La virgen del barranco


Por Santiago Gil

A veces no te das cuenta de que ya no está lo que veías hasta que desaparece del lugar en el que creías que no lo estabas viendo cada mañana. Caminas cien veces por una calle y te crees que no estás mirando todo lo que no racionalizas, pero sí lo anotan tus ojos como para contarte que el mundo está en orden aunque tú no te des cuenta. El día que falta un adoquín, un maniquí de un escaparate o cuando cambian el color de una puerta, sí te detienes y descubres que alguien ha cambiado tu paisaje rutinario, bello sin que te dieras cuenta porque lo tenías siempre delante, tan tuyo que cuando varía aparece una extraña nostalgia y un cierto arrepentimiento por no haberte detenido más veces allá de donde tus ojos nunca pasaban de largo.

Durante todos estos años he pasado delante de una virgen que estaba en una pequeña cueva del barranco de Guiniguada, justo antes de llegar a la Fuente Morales. Era una recreación sencilla y luminosa ante la que me detuve la primera vez que pasé delante. Luego he ido corriendo muchas veces y miraba a la derecha si bajaba o a la izquierda sí subía el cauce del barranco en ese pequeño puente que separa un desnivel que dejaron las aguas cuando hacían resonar su rumor atávico de piedras y de barro entre los riscales, las palmeras y los álamos. Sabía que estaba aunque no fuera consciente de lo que enfocaban mis ojos en su visión panorámica, y así  fue durante años, y así hubiera sido en todos los años que espero transitar por ese barranco mágico en el que se ha escrito tanta historia desconocida y tantas gestas que recogen los libros. Justamente, recuerdo que hace años, cuando publiqué la fotografía en Facebook, J.J. Laforet escribió diciendo que la conocían como la Virgen del Barranco desde que la colocaron unos vecinos hacía muchos años. La gente que pasaba ponía lapas, monedas, flores o pequeñas velas. Todos fueron respetando la presencia de aquella figura que formaba parte del Guiniguada como todas esas vírgenes o cuevas con exvotos que uno encuentra en los barrancos y en las montañas de la isla.
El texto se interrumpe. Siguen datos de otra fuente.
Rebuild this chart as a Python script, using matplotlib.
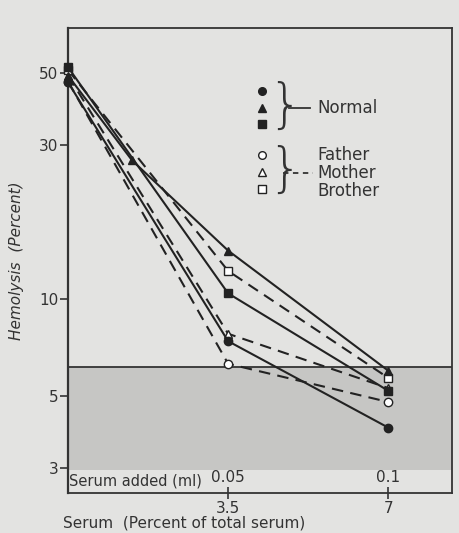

Pero el dos de junio, al pasar por delante de la pequeña cueva, ya no estaba la Virgen: la habían robado, y en su lugar habían dejado un Nacimiento decapitado. A lo mejor estamos a tiempo y quien la tiene se acerca y la deja otra vez en su sitio, pero mucho me temo que la maldad volvió a cruzar el camino del barranco y que ese arrepentimiento no tiene cabida en un mundo tan poco respetuoso con la belleza.

 No tenía ningún valor económico, ni artístico, pero llenaba aquel espacio con la energía de quienes la habían colocado como una humilde imagen de los caminos, casi como la sombra de cualquiera de nosotros cuando transitamos debajo de los grandes riscales y de las palmeras que se alzan muy por encima de nuestras presencias y de nuestras efímeras egolatrías.

En los días posteriores al confinamiento, el barranco se llenó de nuevos corredores y senderistas que se sorprendieron de que ese espacio tan edénico y tan bello estuviera casi a las puertas de sus casas, pero también se conoce que atrajo a machangos de los que siguen empeñados en destrozar todo aquello que hermosea los caminos. Muy cerca, vi unas cuantas higueras silvestres reverdecidas, y también cientos de mariposas volando entre el verdor de la primavera. Estaban antes que nosotros y que esos símbolos que a veces colocamos en los cuevas o en los senderos. El ser humano sigue siendo el mismo antes y después de la Covid. Incluso me atrevería a decir que muchos, en lugar de aprender a vivir un poco más en paz y en armonía, han salido todavía más destrozadores, más vocingleros y más desaprensivos.